Don’t Take Your Car to the Shop For These 3 Repairs

by James on April 7, 2017 · 0 comments

automobile-176989_640It’s one thing to get into a car accident and have to file an insurance claim. It’s quite another to see a headlight go out or see lights flashing on your dashboard. For a lot of people, that’s frightening.

First, no one wants to crash. Second, no one wants to be ripped off by an unsavory mechanic.

Most auto body shops are quite reputable and many will do even small maintenance for you. That doesn’t mean that a lot of repairs can’t be done with 20-30 minutes and some cheap parts.

I Think You Can, I Think You Can

Wipers, Headlights and Other Exterior Parts

Imagine running into a fencepost. Your headlight is busted, wood fragments are all over your wipers and your paint is scratched up.

Those might seem like they’re a huge headache, but a simple search online or trip to an auto parts store will send you on your way.

Wipers take no more than two snaps to install. Headlights are easily accessed from underneath the hood (in some cars the housing unscrews).

And if you can’t see metal, then scratch remover should fix small imperfections.

Fluids and Filters

Windshield washer fluid.

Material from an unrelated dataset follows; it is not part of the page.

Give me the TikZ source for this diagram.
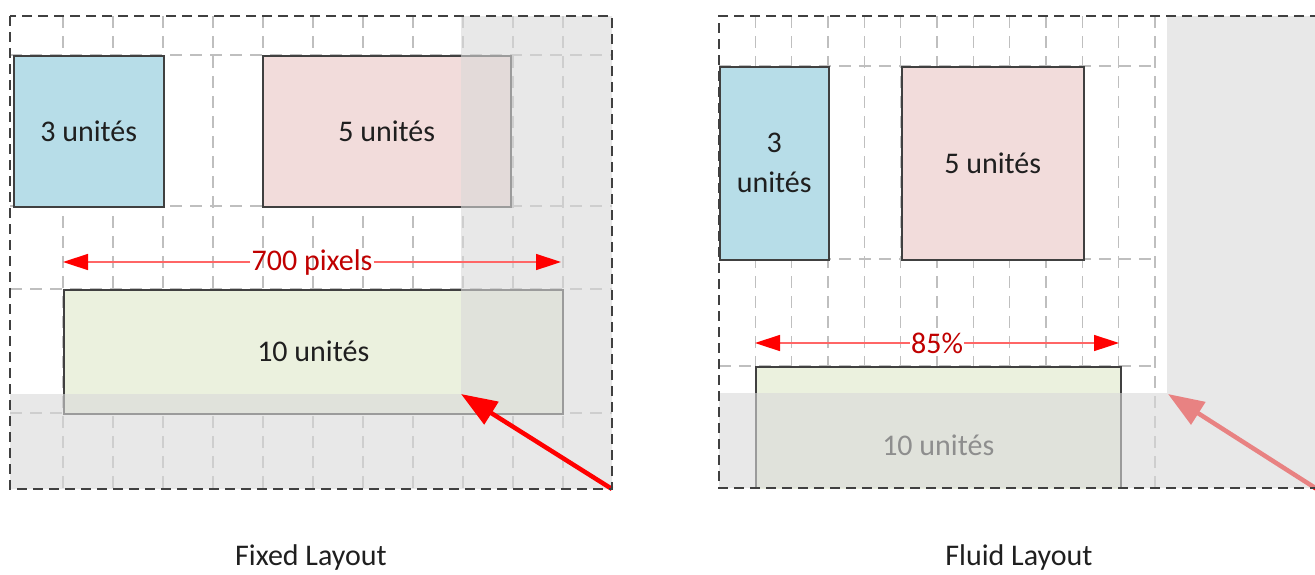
\documentclass[tikz,border=0pt]{standalone}
\usepackage{fontspec}
\setmainfont{Carlito}
\usetikzlibrary{arrows.meta}

\definecolor{cellblue}{HTML}{B7DDE8}
\definecolor{cellpink}{HTML}{F2DCDB}
\definecolor{cellgreen}{HTML}{EBF1DE}
\definecolor{veil}{HTML}{D9D9D9}
\definecolor{gridgray}{HTML}{BFBFBF}
\definecolor{framegray}{HTML}{404040}
\definecolor{labelred}{HTML}{C00000}
\definecolor{inkdark}{HTML}{1F1F1F}

\begin{document}
\begin{tikzpicture}[x=1pt,y=-1pt,
  font=\fontsize{30}{36}\selectfont,
  gridline/.style={draw=gridgray, line width=1.5pt, dash pattern=on 12pt off 8pt},
  frame/.style={draw=framegray, line width=2pt, dash pattern=on 10pt off 6pt},
  unit/.style={draw=framegray, line width=1.5pt, inner sep=0pt, text=inkdark, anchor=north west},
  veiled/.style={fill=veil, opacity=0.6},
  measure/.style={draw=red!60, line width=1.5pt, -{Triangle[length=25pt,width=16pt,color=red]}},
  measurelabel/.style={text=labelred, inner sep=1pt},
  pointer/.style={draw=red, line width=4.5pt, -{Triangle[length=36pt,width=26pt]}},
  caption/.style={text=inkdark, anchor=base}]

\useasboundingbox (0,0) rectangle (1315,574);
\clip (0,0) rectangle (1315,574);

% ---------- Fixed layout: 12 columns of 50 units ----------
\foreach \i in {1,...,11}
  \draw[gridline] ({13+50*\i},16) -- ({13+50*\i},489);
\foreach \yy in {55,206,289,413}
  \draw[gridline] (10,\yy) -- (612,\yy);

\node[unit, fill=cellblue,  minimum width=150pt, minimum height=151pt] (fixA) at (13,55)  {3 unités};
\node[unit, fill=cellpink,  minimum width=248pt, minimum height=151pt] (fixB) at (262,55) {5 unités};
\node[unit, fill=cellgreen, minimum width=499pt, minimum height=124pt] (fixC) at (63,289) {10 unités};

% area beyond the viewport
\path[veiled] (461,16) -- (612,16) -- (612,489) -- (10,489) -- (10,394) -- (461,394) -- cycle;

% width measure
\node[measurelabel] (fixW) at (312,262) {700 pixels};
\coordinate (fixL) at (63,262);
\coordinate (fixR) at (561,262);
\draw[measure] (fixW.west) -- (fixL);
\draw[measure] (fixW.east) -- (fixR);

% pointer to the viewport corner
\coordinate (fixTail) at (612,489);
\coordinate (fixTip) at (461,394);
\draw[pointer] (fixTail) -- (fixTip);

\draw[frame] (10,16) rectangle (612,489);

\node[caption] (fixCap) at (311,565) {Fixed Layout};

% ---------- Fluid layout: 12 columns scaled to the viewport ----------
\foreach \i in {1,...,12}
  \draw[gridline] ({719+436/12*\i},16) -- ({719+436/12*\i},488);
\foreach \yy in {66,259,366}
  \draw[gridline] (719,\yy) -- (1155,\yy);

\node[unit, fill=cellblue, minimum width=109pt, minimum height=193pt, align=center,
      font=\fontsize{30}{40}\selectfont] (fluA) at (719,66) {3\\unités};
\node[unit, fill=cellpink, minimum width=182pt, minimum height=193pt] (fluB) at (901,66) {5 unités};
\begin{scope}
  \clip (719,16) rectangle (1315,488);
  \node[unit, fill=cellgreen, minimum width=365pt, minimum height=158pt] (fluC) at (755,366) {10 unités};
\end{scope}

% pointer to the viewport corner
\coordinate (fluTail) at (1320,491);
\coordinate (fluTip) at (1168,394);
\draw[pointer] (fluTail) -- (fluTip);

% area beyond the viewport
\path[veiled] (1167,16) -- (1320,16) -- (1320,488) -- (719,488) -- (719,393) -- (1167,393) -- cycle;

% width measure
\node[measurelabel] (fluW) at (937,343) {85\%};
\coordinate (fluL) at (755,343);
\coordinate (fluR) at (1119,343);
\draw[measure] (fluW.west) -- (fluL);
\draw[measure] (fluW.east) -- (fluR);

\draw[frame] (1320,16) -- (719,16) -- (719,488) -- (1320,488);

\node[caption] (fluCap) at (1019,565) {Fluid Layout};

\end{tikzpicture}
\end{document}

Antifreeze. Oil. These are all fluids you can check using dipsticks or by checking levels against markings on tanks.

If you need to add to any of the reservoirs, just make sure to check your owner’s manual to make sure you get the right kinds.

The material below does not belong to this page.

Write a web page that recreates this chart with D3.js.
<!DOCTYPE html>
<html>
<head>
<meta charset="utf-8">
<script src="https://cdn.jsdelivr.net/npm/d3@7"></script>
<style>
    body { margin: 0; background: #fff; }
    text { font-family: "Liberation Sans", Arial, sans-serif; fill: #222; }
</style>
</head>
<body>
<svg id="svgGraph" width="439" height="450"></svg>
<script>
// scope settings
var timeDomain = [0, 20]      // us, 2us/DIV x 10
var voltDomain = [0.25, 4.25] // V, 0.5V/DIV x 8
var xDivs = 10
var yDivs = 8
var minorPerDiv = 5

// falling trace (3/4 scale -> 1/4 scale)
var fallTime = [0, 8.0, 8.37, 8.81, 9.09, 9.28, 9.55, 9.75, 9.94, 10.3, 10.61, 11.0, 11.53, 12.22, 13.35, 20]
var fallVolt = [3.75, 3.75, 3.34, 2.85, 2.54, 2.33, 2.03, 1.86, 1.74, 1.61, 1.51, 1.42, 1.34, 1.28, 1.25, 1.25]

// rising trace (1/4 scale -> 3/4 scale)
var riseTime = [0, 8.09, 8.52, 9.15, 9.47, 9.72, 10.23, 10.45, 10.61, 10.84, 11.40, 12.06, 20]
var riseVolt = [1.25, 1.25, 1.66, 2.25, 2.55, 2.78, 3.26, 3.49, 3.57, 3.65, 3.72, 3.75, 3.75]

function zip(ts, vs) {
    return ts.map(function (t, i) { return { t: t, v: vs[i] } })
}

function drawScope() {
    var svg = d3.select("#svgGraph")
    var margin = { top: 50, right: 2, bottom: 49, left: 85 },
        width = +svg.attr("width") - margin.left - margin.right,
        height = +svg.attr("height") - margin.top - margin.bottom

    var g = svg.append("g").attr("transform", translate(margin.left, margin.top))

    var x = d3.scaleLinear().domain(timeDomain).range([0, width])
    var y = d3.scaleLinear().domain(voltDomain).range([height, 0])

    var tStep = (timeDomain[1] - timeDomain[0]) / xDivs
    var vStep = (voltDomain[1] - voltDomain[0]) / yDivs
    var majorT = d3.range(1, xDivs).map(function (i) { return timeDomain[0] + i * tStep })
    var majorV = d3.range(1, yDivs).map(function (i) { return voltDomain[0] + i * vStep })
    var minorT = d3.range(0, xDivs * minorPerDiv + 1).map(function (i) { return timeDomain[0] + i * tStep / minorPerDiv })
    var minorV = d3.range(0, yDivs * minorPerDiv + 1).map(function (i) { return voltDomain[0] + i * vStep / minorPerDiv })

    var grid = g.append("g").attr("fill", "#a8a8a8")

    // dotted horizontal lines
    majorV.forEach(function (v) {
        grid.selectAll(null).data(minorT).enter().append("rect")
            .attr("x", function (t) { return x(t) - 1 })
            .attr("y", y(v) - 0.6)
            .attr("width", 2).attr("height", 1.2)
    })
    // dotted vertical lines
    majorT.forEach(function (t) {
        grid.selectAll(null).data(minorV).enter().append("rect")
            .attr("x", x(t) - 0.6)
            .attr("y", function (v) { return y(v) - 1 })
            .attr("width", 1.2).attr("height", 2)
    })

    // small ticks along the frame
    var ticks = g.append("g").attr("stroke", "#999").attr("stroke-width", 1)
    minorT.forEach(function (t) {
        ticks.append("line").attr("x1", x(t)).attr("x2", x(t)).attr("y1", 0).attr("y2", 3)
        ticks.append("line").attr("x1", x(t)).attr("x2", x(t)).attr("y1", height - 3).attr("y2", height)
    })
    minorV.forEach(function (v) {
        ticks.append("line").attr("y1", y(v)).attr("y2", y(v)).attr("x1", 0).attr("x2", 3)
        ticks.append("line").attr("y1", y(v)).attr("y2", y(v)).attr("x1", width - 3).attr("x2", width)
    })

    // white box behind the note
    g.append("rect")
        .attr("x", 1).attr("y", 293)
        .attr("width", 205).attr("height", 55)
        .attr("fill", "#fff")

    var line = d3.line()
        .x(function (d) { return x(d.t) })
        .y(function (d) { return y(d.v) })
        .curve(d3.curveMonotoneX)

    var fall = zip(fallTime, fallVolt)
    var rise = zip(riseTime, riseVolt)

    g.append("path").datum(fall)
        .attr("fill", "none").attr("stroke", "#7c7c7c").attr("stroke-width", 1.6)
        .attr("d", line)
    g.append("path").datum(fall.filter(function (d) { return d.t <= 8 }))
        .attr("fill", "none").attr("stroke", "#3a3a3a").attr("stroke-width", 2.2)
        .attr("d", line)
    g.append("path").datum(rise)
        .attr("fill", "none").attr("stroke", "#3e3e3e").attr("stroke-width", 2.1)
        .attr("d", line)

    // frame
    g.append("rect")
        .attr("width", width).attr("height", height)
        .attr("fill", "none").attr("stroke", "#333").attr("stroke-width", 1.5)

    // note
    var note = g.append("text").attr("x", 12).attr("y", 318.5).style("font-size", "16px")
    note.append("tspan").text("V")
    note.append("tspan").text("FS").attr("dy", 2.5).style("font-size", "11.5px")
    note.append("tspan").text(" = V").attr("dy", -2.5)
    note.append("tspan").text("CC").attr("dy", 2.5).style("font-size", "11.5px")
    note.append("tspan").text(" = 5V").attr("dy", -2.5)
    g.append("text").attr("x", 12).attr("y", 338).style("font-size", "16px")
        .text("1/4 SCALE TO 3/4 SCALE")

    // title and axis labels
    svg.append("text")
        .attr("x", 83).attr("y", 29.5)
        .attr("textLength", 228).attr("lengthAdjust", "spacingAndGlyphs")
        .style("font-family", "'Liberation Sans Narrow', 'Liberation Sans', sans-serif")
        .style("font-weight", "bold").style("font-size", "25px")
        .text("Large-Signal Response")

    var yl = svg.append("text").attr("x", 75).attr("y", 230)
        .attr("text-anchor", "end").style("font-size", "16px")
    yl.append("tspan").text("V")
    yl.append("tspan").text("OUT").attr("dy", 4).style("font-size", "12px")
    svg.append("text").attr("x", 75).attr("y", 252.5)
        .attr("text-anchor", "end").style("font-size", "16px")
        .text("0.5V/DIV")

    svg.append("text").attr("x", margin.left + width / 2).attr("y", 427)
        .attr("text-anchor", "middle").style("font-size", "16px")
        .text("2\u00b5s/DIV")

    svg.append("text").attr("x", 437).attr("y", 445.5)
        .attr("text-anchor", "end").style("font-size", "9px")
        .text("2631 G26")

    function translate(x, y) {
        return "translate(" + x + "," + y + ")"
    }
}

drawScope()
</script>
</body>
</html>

Fuel and air filters are much the same way.

Your air filter can easily get clogged. In most cars, the filter is easily accessed by unhooking a section of the plastic intake and pulling it away from the rest of the engine.

Fuel filters can be slightly more complicated. In either case, you should be able to find step-by-step instructions

Batteries and Spark Plugs

No one likes getting zapped; it’s why a lot of homeowners would call an electrician rather than face getting shocked. The biggest concern is unplugging the negative terminal from the battery.

This is usually marked with a “-” sign, a black cap (as opposed to red) or something similar.

Once that’s done, you can clean up the terminals or replace the battery or do any other electrical work. Don’t worry about getting shocked.

Make sure you use leather gloves when you remove or replace the cable for extra protection.

Where Can I Find Car Parts?

Unless you have a 2017 supercar, other people have tried to do the same things you have. Start with your owner’s manual if you can find it, especially for information about the types of fluids you need, headlight size and things of that nature.

It gets even easier with things like wiper blades, scratch repairs and even batteries. There are instructions included or you can see all of the parts that you’re working with from the start.

For the more complex repairs, you have the whole world wide web.

Take ten or fifteen minutes browsing around forums of car owners like yourself. Many have already come up with the best ways to re-do spark plugs or other types of repairs.

Don’t try to over-think it if you can find a tutorial online instead.

Some Fixes Will Require A Pro

It doesn’t a lot of people get so worried about costs or fears of getting ripped off. Your time is worth money, too.

There are many estimating services; some will even let you input symptoms like grinding under braking. Use these as a general guideline for what you’ll likely pay. Then, take a good long think about how much your time and finding the right tools will truly cost.

You can save time AND you can save money. But both are worth a lot and relying too much on preserving one will only cost you in the long run.